Digital learning is more than a convenient, technology-based way to share information. With the right planning, it can be a cost-effective strategy to deepen workforce and leadership capabilities.

e-learning, digital learningTechnology has changed the way corporate learning and leadership development happens across the globe. Organizations increasingly rely on digital learning for a portion of their leadership development and training needs. Whether the delivery method is a massive open online course, a small private online course, virtual instructor-led training, microlearning, blended learning, or other digital tools that allow participants across multiple locations to learn together or independently, it’s critically important to maximize employees’ time and company resources.

However, getting a return from digital learning experiences on an ongoing basis requires far more than just providing a library full of innovative content. Before jumping into developing or reinvigorating a digital learning initiative, learning leaders should consider the following six ways to maximize effectiveness.

1 Embrace the “less is more” principle for online learning. Many organizations pitch their learning initiatives with the concept of having “something for everyone,” and then they offer up thousands of choices. These kinds of broad initiatives often lack focus and are rarely successful. Utilization rates for noncompliance courses, in particular, tend to drop significantly as time passes. To boost utilization rates and ensure learning efforts are worthwhile, consider employees’ unique needs, and have them set clear goals around challenges they want to address. For instance, what specific leadership skills do they need? What skills do they want based on specific roles or functions? Limit program content based on these needs and wants. Then provide targeted digital learning offerings that align with them.

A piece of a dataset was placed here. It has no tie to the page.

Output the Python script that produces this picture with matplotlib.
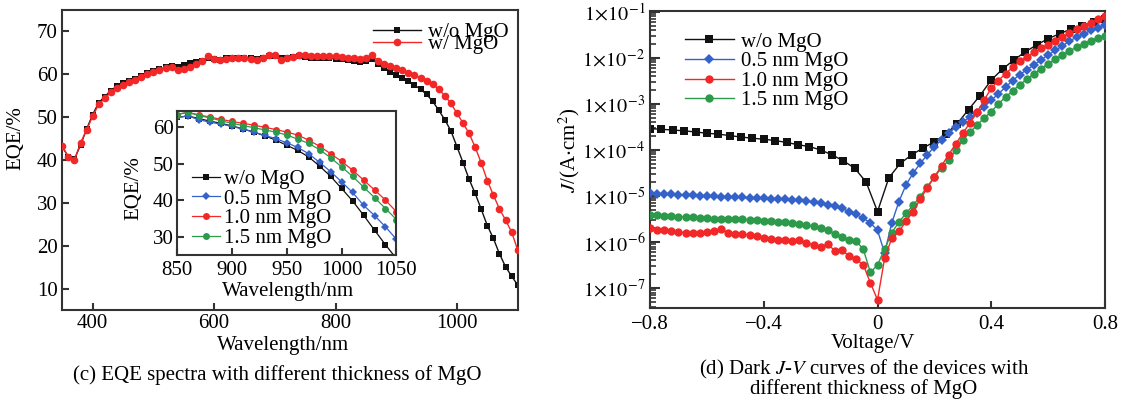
import numpy as np
import matplotlib
matplotlib.use("Agg")
import matplotlib.pyplot as plt
from matplotlib.ticker import FixedLocator, LogLocator, NullFormatter

plt.rcParams['font.family'] = ['Liberation Serif', 'DejaVu Serif']
plt.rcParams['mathtext.fontset'] = 'stix'
plt.rcParams['font.size'] = 15

# ---------------- (c) EQE spectra ----------------
wavelength = np.arange(350, 1101, 10)
eqe_wo_mgo = [43.0, 40.8, 40.2, 43.5, 47.2, 50.6, 53.4, 54.8,
              56.2, 57.3, 58.0, 58.5, 59.0, 59.7, 60.4, 60.8,
              61.2, 61.6, 62.0, 61.8, 62.2, 62.6, 62.9, 63.2,
              63.9, 63.6, 63.4, 63.7, 63.9, 63.8, 63.9, 63.7,
              63.6, 63.8, 64.3, 64.2, 63.8, 63.9, 64.0, 64.3,
              64.1, 63.9, 63.8, 63.7, 63.7, 63.6, 63.5, 63.3,
              63.0, 62.8, 63.2, 63.6, 62.4, 61.4, 60.6, 59.9,
              59.2, 58.5, 57.5, 56.5, 55.3, 53.7, 51.6, 49.4,
              46.8, 43.1, 39.4, 35.5, 32.2, 28.5, 24.7, 21.7,
              18.1, 15.1, 12.9, 10.8]
eqe_w_mgo = [43.3, 40.6, 40.0, 44.0, 47.0, 50.2, 53.0, 54.4,
             55.8, 56.9, 57.6, 58.1, 58.6, 59.3, 60.1, 60.5,
             61.0, 61.4, 61.8, 61.0, 61.2, 61.6, 62.4, 63.0,
             64.2, 63.6, 63.3, 63.6, 63.8, 63.7, 63.8, 63.5,
             63.4, 63.8, 64.6, 64.4, 63.4, 63.8, 64.1, 64.6,
             64.4, 64.2, 64.2, 64.2, 64.2, 64.2, 64.1, 63.9,
             63.7, 63.6, 63.9, 64.4, 63.2, 62.5, 61.9, 61.4,
             60.9, 60.4, 59.8, 59.1, 58.5, 57.7, 56.5, 55.0,
             53.2, 50.9, 48.6, 46.2, 43.0, 39.3, 35.2, 31.8,
             28.6, 26.0, 23.2, 19.0]

# inset: 850-1050 nm
wl_inset = np.arange(850, 1051, 10)
inset_wo = [62.6, 63.0, 62.3, 61.6, 61.0, 60.3, 59.5, 58.6, 57.6, 56.4, 55.0,
            53.6, 51.8, 49.3, 46.5, 43.2, 39.8, 35.9, 31.8, 27.8, 24.0]
inset_05 = [62.6, 63.0, 62.0, 61.3, 60.8, 60.2, 59.4, 58.6, 57.7, 56.8, 55.7,
            54.4, 52.7, 50.3, 47.8, 45.0, 42.1, 38.6, 35.8, 32.7, 29.3]
inset_10 = [63.4, 64.0, 63.3, 62.7, 62.1, 61.5, 61.0, 60.5, 59.9, 59.3, 58.6,
            57.8, 56.4, 54.7, 52.7, 50.6, 48.2, 45.5, 42.8, 40.0, 36.8]
inset_15 = [63.4, 64.0, 63.1, 62.5, 61.7, 61.0, 60.4, 59.8, 59.2, 58.6, 57.8,
            56.7, 55.5, 53.8, 51.6, 49.1, 46.5, 43.6, 40.7, 37.7, 34.7]

# ---------------- (d) dark J-V ----------------
v_ref = np.linspace(-0.8, 0.8, 41)
j_wo = [2.9e-4, 2.8e-4, 2.7e-4, 2.6e-4, 2.45e-4, 2.3e-4, 2.2e-4, 2.05e-4,
        1.9e-4, 1.8e-4, 1.7e-4, 1.6e-4, 1.45e-4, 1.3e-4, 1.18e-4, 1.0e-4,
        7.8e-5, 5.8e-5, 4.0e-5, 2.0e-5, 4.6e-6, 2.5e-5, 5.1e-5, 7.8e-5,
        1.1e-4, 1.5e-4, 2.2e-4, 3.7e-4, 7.5e-4, 1.5e-3, 3.3e-3, 5.7e-3,
        9.0e-3, 1.35e-2, 1.9e-2, 2.6e-2, 3.3e-2, 4.2e-2, 5.0e-2, 5.9e-2,
        7.0e-2]

v_dev = np.linspace(-0.8, 0.8, 65)
j_05 = [1.15e-5, 1.12e-5, 1.10e-5, 1.09e-5, 1.07e-5, 1.05e-5, 1.04e-5, 1.02e-5,
        1.00e-5, 9.9e-6, 9.7e-6, 9.6e-6, 9.5e-6, 9.3e-6, 9.2e-6, 9.0e-6,
        8.9e-6, 8.8e-6, 8.6e-6, 8.5e-6, 8.3e-6, 8.0e-6, 7.7e-6, 7.3e-6,
        6.9e-6, 6.5e-6, 6.1e-6, 5.4e-6, 4.6e-6, 4.0e-6, 3.3e-6, 2.6e-6,
        1.8e-6, 5.8e-7, 2.6e-6, 7.5e-6, 1.74e-5, 3.1e-5, 5.1e-5, 7.8e-5,
        1.18e-4, 1.65e-4, 2.3e-4, 3.1e-4, 4.1e-4, 5.1e-4, 6.4e-4, 8.6e-4,
        1.2e-3, 1.65e-3, 2.3e-3, 3.2e-3, 4.3e-3, 5.5e-3, 7.0e-3, 9.0e-3,
        1.15e-2, 1.45e-2, 1.8e-2, 2.3e-2, 2.8e-2, 3.3e-2, 3.9e-2, 4.5e-2,
        5.2e-2]
j_10 = [2.0e-6, 1.85e-6, 1.8e-6, 1.72e-6, 1.65e-6, 1.6e-6, 1.58e-6, 1.55e-6,
        1.62e-6, 1.75e-6, 1.9e-6, 1.6e-6, 1.52e-6, 1.5e-6, 1.42e-6, 1.35e-6,
        1.25e-6, 1.15e-6, 1.1e-6, 1.1e-6, 1.05e-6, 1.1e-6, 9.5e-7, 8.8e-7,
        7.9e-7, 9.0e-7, 6.5e-7, 6.8e-7, 4.9e-7, 4.3e-7, 3.2e-7, 1.3e-7,
        5.6e-8, 4.5e-7, 1.2e-6, 1.7e-6, 2.8e-6, 4.6e-6, 8.5e-6, 1.5e-5,
        2.6e-5, 4.5e-5, 7.9e-5, 1.35e-4, 2.3e-4, 3.9e-4, 6.6e-4, 1.2e-3,
        2.2e-3, 3.2e-3, 4.5e-3, 6.2e-3, 8.3e-3, 1.05e-2, 1.3e-2, 1.6e-2,
        1.9e-2, 2.3e-2, 2.8e-2, 3.4e-2, 4.1e-2, 4.9e-2, 5.8e-2, 6.8e-2,
        8.0e-2]
j_15 = [3.9e-6, 3.8e-6, 3.7e-6, 3.6e-6, 3.55e-6, 3.5e-6, 3.45e-6, 3.4e-6,
        3.3e-6, 3.25e-6, 3.2e-6, 3.15e-6, 3.1e-6, 3.2e-6, 3.0e-6, 3.05e-6,
        2.9e-6, 2.8e-6, 2.75e-6, 2.7e-6, 2.6e-6, 2.5e-6, 2.4e-6, 2.2e-6,
        2.0e-6, 1.8e-6, 1.5e-6, 1.3e-6, 1.1e-6, 1.05e-6, 7.0e-7, 2.2e-7,
        3.2e-7, 7.0e-7, 1.6e-6, 2.7e-6, 4.2e-6, 6.3e-6, 9.7e-6, 1.6e-5,
        2.6e-5, 4.0e-5, 6.0e-5, 1.0e-4, 1.65e-4, 2.4e-4, 3.5e-4, 4.9e-4,
        6.8e-4, 1.0e-3, 1.4e-3, 1.9e-3, 2.6e-3, 3.4e-3, 4.5e-3, 5.8e-3,
        7.4e-3, 9.2e-3, 1.15e-2, 1.4e-2, 1.7e-2, 2.0e-2, 2.35e-2, 2.7e-2,
        3.0e-2]

BLACK = '#111111'
BLUE = '#3462c9'
RED = '#f22828'
GREEN = '#2c9a4a'
SPINE = '#333333'


def style_axes(ax, xpad=3, ypad=3.5):
    for sp in ax.spines.values():
        sp.set_linewidth(1.5)
        sp.set_color(SPINE)
    ax.tick_params(axis='both', which='major', direction='in', length=5,
                   width=1.5, color=SPINE, top=False, right=False,
                   labelsize=15)
    ax.tick_params(axis='x', pad=xpad)
    ax.tick_params(axis='y', pad=ypad)


fig = plt.figure(figsize=(11.35, 4.03), dpi=100)

# ---- left panel
ax1 = fig.add_axes([0.0549, 0.2308, 0.4012, 0.7444])
ax1.plot(wavelength, eqe_wo_mgo, color=BLACK, lw=1, marker='s', ms=5,
         mew=0, label='w/o MgO', zorder=2)
ax1.plot(wavelength, eqe_w_mgo, color=RED, lw=1, marker='o', ms=5.5,
         mew=0, label='w/ MgO', zorder=3)
ax1.set_xlim(350, 1100)
ax1.set_ylim(5, 75)
ax1.set_xticks([400, 600, 800, 1000])
ax1.set_yticks([10, 20, 30, 40, 50, 60, 70])
style_axes(ax1)
ax1.set_xlabel('Wavelength/nm', va='center')
ax1.xaxis.set_label_coords(0.485, -0.117)
ax1.set_ylabel('EQE/%', va='center')
ax1.yaxis.set_label_coords(-0.102, 0.573)
ax1.legend(loc='upper left', bbox_to_anchor=(0.682, 0.957), frameon=False,
           borderpad=0, borderaxespad=0, handlelength=2.3, handletextpad=0.37,
           labelspacing=-0.38, numpoints=1, fontsize=15)

# ---- inset
axi = fig.add_axes([0.1559, 0.3672, 0.1934, 0.3586])
axi.set_facecolor('white')
axi.plot(wl_inset, inset_wo, color=BLACK, lw=0.9, marker='s', ms=4.5, mew=0,
         label='w/o MgO')
axi.plot(wl_inset, inset_05, color=BLUE, lw=0.9, marker='D', ms=4.5, mew=0,
         label='0.5 nm MgO')
axi.plot(wl_inset, inset_10, color=RED, lw=0.9, marker='o', ms=5, mew=0,
         label='1.0 nm MgO')
axi.plot(wl_inset, inset_15, color=GREEN, lw=0.9, marker='o', ms=5, mew=0,
         label='1.5 nm MgO')
axi.set_xlim(850, 1050)
axi.set_ylim(25, 64.5)
axi.set_xticks([850, 900, 950, 1000, 1050])
axi.set_yticks([30, 40, 50, 60])
style_axes(axi, xpad=4.5, ypad=2.5)
axi.set_xlabel('Wavelength/nm', va='center')
axi.xaxis.set_label_coords(0.507, -0.254)
axi.set_ylabel('EQE/%', va='center')
axi.yaxis.set_label_coords(-0.196, 0.464)
axi.legend(loc='upper left', bbox_to_anchor=(0.067, 0.592), frameon=False,
           borderpad=0, borderaxespad=0, handlelength=1.35, handletextpad=0.2,
           labelspacing=0.0, numpoints=1, fontsize=15)

# ---- right panel
ax2 = fig.add_axes([0.5727, 0.2357, 0.4009, 0.7377])
ax2.plot(v_ref, j_wo, color=BLACK, lw=1, marker='s', ms=6, mew=0,
         label='w/o MgO', zorder=2)
ax2.plot(v_dev, j_05, color=BLUE, lw=1, marker='D', ms=5.5, mew=0,
         label='0.5 nm MgO', zorder=3)
ax2.plot(v_dev, j_10, color=RED, lw=1, marker='o', ms=6, mew=0,
         label='1.0 nm MgO', zorder=5)
ax2.plot(v_dev, j_15, color=GREEN, lw=1, marker='o', ms=6, mew=0,
         label='1.5 nm MgO', zorder=4)
ax2.set_yscale('log')
ax2.set_xlim(-0.8, 0.8)
ax2.set_ylim(10 ** -7.43, 10 ** -0.98)
ax2.set_xticks([-0.8, -0.4, 0, 0.4, 0.8])
ax2.set_xticklabels(['\u22120.8', '\u22120.4', '0', '0.4', '0.8'])
decades = [-7, -6, -5, -4, -3, -2, -1]
ax2.yaxis.set_major_locator(FixedLocator([10.0 ** d for d in decades]))
ax2.set_yticklabels([r'$1\!\times\!10^{%d}$' % d for d in decades])
ax2.yaxis.set_minor_locator(LogLocator(base=10, subs=np.arange(2, 10)))
ax2.yaxis.set_minor_formatter(NullFormatter())
style_axes(ax2, xpad=5, ypad=3.5)
ax2.tick_params(axis='y', which='major', length=7, labelsize=14.5)
ax2.tick_params(axis='y', which='minor', direction='in', length=4,
                width=1.2, color=SPINE, right=False)
ax2.tick_params(axis='x', which='minor', bottom=False, top=False)
ax2.set_xlabel('Voltage/V', va='center')
ax2.xaxis.set_label_coords(0.491, -0.118)
ax2.set_ylabel(r'$J$/(A$\cdot$cm$^2$)', va='center')
ax2.yaxis.set_label_coords(-0.178, 0.531)
ax2.legend(loc='upper left', bbox_to_anchor=(0.076, 0.928), frameon=False,
           borderpad=0, borderaxespad=0, handlelength=2.36, handletextpad=0.36,
           labelspacing=0.0, numpoints=1, fontsize=15)

# ---- captions
fig.text(0.2445, 0.0695, '(c) EQE spectra with different thickness of MgO',
         ha='center', va='center', fontsize=15)
fig.text(0.7612, 0.0830, r'(d) Dark $J$-$V$ curves of the devices with',
         ha='center', va='center', fontsize=15)
fig.text(0.7612, 0.0347, 'different thickness of MgO',
         ha='center', va='center', fontsize=15)

fig.savefig('out.png', dpi=100)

2 Enlist and creatively publicize support from the C-suite. To be effective, digital learning initiatives need support from upper management. First, learning leaders must make the business case to senior leadership that time spent on digital learning will lead to new skills that will make employees more efficient and effective long term. Provide specifics related to established business objectives.

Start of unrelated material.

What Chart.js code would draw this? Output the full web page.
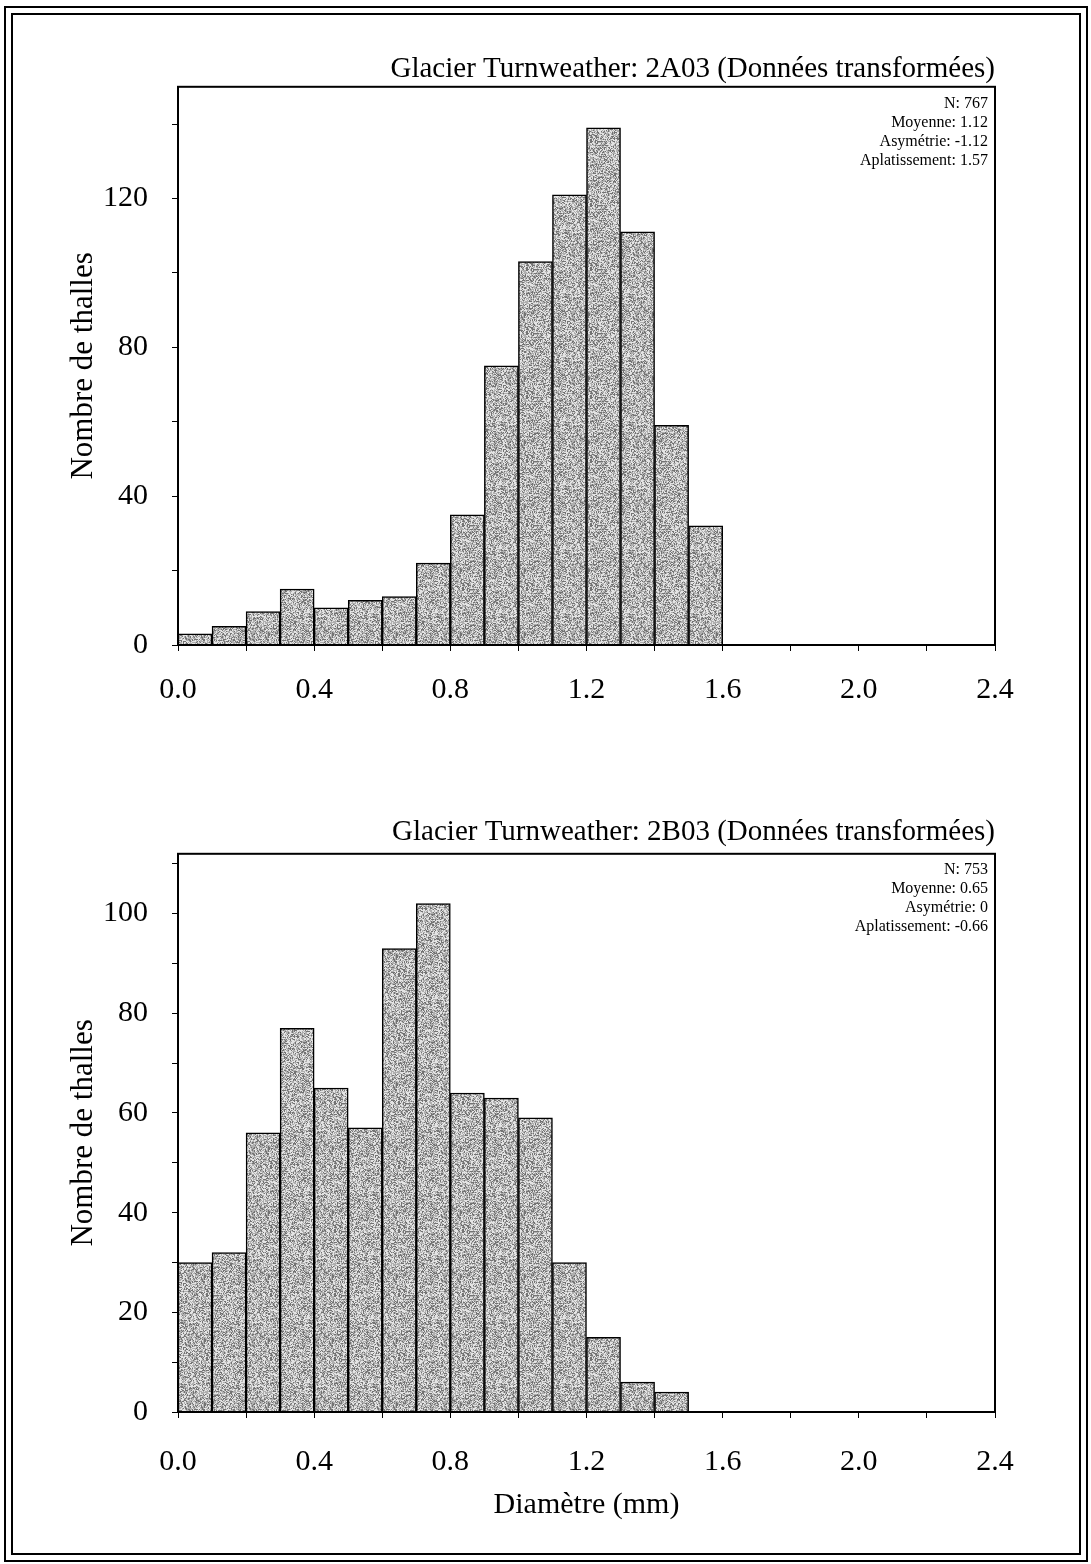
<!DOCTYPE html>
<html>
<head>
<meta charset="utf-8">
<script src="https://cdn.jsdelivr.net/npm/chart.js@4"></script>
<style>
  body { margin:0; background:#fff; width:1091px; height:1564px; position:relative; overflow:hidden; }
  .frame { position:absolute; border:2px solid #000; box-sizing:border-box; }
  .box { position:absolute; left:0; width:1091px; }
</style>
</head>
<body>
<div class="frame" style="left:4px;top:6px;width:1084px;height:1556px"></div>
<div class="frame" style="left:11px;top:13px;width:1070px;height:1542px"></div>
<div class="box" style="top:0;height:760px"><canvas id="chartA"></canvas></div>
<div class="box" style="top:770px;height:794px"><canvas id="chartB"></canvas></div>
<script>
// bin centres (0.1 mm wide bins) and counts
const binsA = [0.05,0.15,0.25,0.35,0.45,0.55,0.65,0.75,0.85,0.95,1.05,1.15,1.25,1.35,1.45,1.55];
const countsA = [3,5,9,15,10,12,13,22,35,75,103,121,139,111,59,32];
const statsA = ['N: 767','Moyenne: 1.12','Asymétrie: -1.12','Aplatissement: 1.57'];
const yLabelsA = [0,40,80,120];

const binsB = [0.05,0.15,0.25,0.35,0.45,0.55,0.65,0.75,0.85,0.95,1.05,1.15,1.25,1.35,1.45];
const countsB = [30,32,56,77,65,57,93,102,64,63,59,30,15,6,4];
const statsB = ['N: 753','Moyenne: 0.65','Asymétrie: 0','Aplatissement: -0.66'];
const yLabelsB = [0,20,40,60,80,100];

const xLabels = ['0.0','0.4','0.8','1.2','1.6','2.0','2.4'];

Chart.defaults.font.family = "'Liberation Serif', 'Times New Roman', serif";
Chart.defaults.color = '#000';

// grey screentone fill, fixed hash dither so it looks like the printed stipple
function stipple() {
  const c = document.createElement('canvas');
  c.width = c.height = 64;
  const g = c.getContext('2d');
  const img = g.createImageData(64, 64);
  for (let y = 0; y < 64; y++) {
    for (let x = 0; x < 64; x++) {
      let h = (x * 374761393 + y * 668265263) | 0;
      h = Math.imul(h ^ (h >>> 13), 1274126177);
      h = ((h ^ (h >>> 16)) >>> 0) % 100;
      const v = h < 25 ? 115 : h < 65 ? 175 : 228;
      const k = (y * 64 + x) * 4;
      img.data[k] = img.data[k + 1] = img.data[k + 2] = v;
      img.data[k + 3] = 255;
    }
  }
  g.putImageData(img, 0, 0);
  return g.createPattern(c, 'repeat');
}
const fill = stipple();

const statsPlugin = {
  id: 'stats',
  afterDraw(chart, args, o) {
    const {ctx, chartArea} = chart;
    ctx.save();
    ctx.strokeStyle = '#000';
    ctx.lineWidth = 2;
    ctx.strokeRect(chartArea.left, chartArea.top, chartArea.width, chartArea.height);
    ctx.font = "16px 'Liberation Serif', serif";
    ctx.fillStyle = '#000';
    ctx.textAlign = 'right';
    ctx.textBaseline = 'middle';
    o.lines.forEach((t, i) => ctx.fillText(t, chartArea.right - 7, chartArea.top + o.top + i * 19));
    ctx.restore();
  }
};

function makeChart(id, bins, counts, o) {
  return new Chart(document.getElementById(id), {
    type: 'bar',
    data: {
      datasets: [{
        data: bins.map((b, i) => ({x: b, y: counts[i]})),
        backgroundColor: fill,
        borderColor: '#000',
        borderWidth: 1.5,
        barPercentage: 1,
        categoryPercentage: 1
      }]
    },
    plugins: [statsPlugin],
    options: {
      responsive: true,
      maintainAspectRatio: false,
      animation: false,
      layout: {padding: {left: 60, right: 96, top: o.padTop, bottom: o.padBottom}},
      plugins: {
        legend: {display: false},
        tooltip: {enabled: false},
        title: {
          display: true, text: o.title, align: 'end',
          font: {size: 29, weight: 'normal'}, padding: {top: 0, bottom: o.titleGap}
        },
        stats: {lines: o.stats, top: o.statsTop}
      },
      scales: {
        x: {
          type: 'linear', min: 0, max: 2.4, offset: false,
          afterFit: s => { s.height = o.xHeight; },
          border: {color: '#000', width: 2},
          grid: {drawOnChartArea: false, color: '#000', tickLength: 6, offset: false},
          ticks: {
            stepSize: 0.2, autoSkip: false, maxRotation: 0, padding: o.xPad,
            font: {size: 30},
            callback: v => { const t = v.toFixed(1); return xLabels.includes(t) ? t : ''; }
          },
          title: {display: !!o.xTitle, text: o.xTitle, font: {size: 30}, padding: 0}
        },
        y: {
          min: 0, max: o.yMax,
          afterFit: s => { s.width = 118; },
          border: {color: '#000', width: 2},
          grid: {drawOnChartArea: false, color: '#000', tickLength: 6},
          ticks: {
            stepSize: o.yStep, includeBounds: false, padding: 24,
            font: {size: 30},
            callback: v => o.yLabels.includes(v) ? String(v) : ''
          },
          title: {display: true, text: 'Nombre de thalles', font: {size: 31}, padding: {top: 5, bottom: 0}}
        }
      }
    }
  });
}

makeChart('chartA', binsA, countsA, {
  title: 'Glacier Turnweather: 2A03 (Données transformées)',
  stats: statsA, statsTop: 17, yLabels: yLabelsA, yMax: 150, yStep: 20,
  padTop: 52, padBottom: 45, titleGap: 0, xHeight: 70, xTitle: '', xPad: 21
});
makeChart('chartB', binsB, countsB, {
  title: 'Glacier Turnweather: 2B03 (Données transformées)',
  stats: statsB, statsTop: 16, yLabels: yLabelsB, yMax: 112, yStep: 10,
  padTop: 45, padBottom: 41, titleGap: 4, xHeight: 111, xTitle: 'Diamètre (mm)', xPad: 26
});
</script>
</body>
</html>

Then, provide ways for senior leaders to publicly support the learning program. Videos are typically better received than e-mail. For instance, if a senior leader comes to address a group of learners participating in a face-to-face learning initiative, make a video and then put it on the company’s primary digital learning platform. That support can do a lot to boost participation rates.

3 Use learner-centric design. Would leaders benefit from a monthly online seminar? Or, would a virtual lunch-and-learn program be more effective? Talent leaders must find ways to make learning initiatives a part of the technology employees already use. Having ongoing gaming elements embedded into the experience, such as recognition and competition incentives, can help keep learners engaged and coming back. For example, promote and focus on one leadership topic each month or quarter; couple that with a means to recognize learners’ achievements around specific content offerings, such as a LinkedIn badge. This type of engagement is more likely to be impactful.

4 Make leaders into teachers. Leadership concepts and behaviors should be reinforced. Learning leaders should ensure that managers get the tools and support they need to become effective coaches, and that they are encouraged to share what they’re learning with their direct reports. To reinforce learning, ask managers to train additional front-line leaders, and have them provide follow-up training modules for skill refreshment.

5  Tap into the power of learning partnerships. Learning doesn’t happen just once. Takeaways learned from a webinar or in an interactive session must be practiced and refined for employees to retain the information. Establishing accountability partners connects peers who learn together so they can share experiences, and discuss challenges and goals. In this way, development experiences create a bond between participants, and they foster an interest in helping each other succeed. This bond also promotes accountability.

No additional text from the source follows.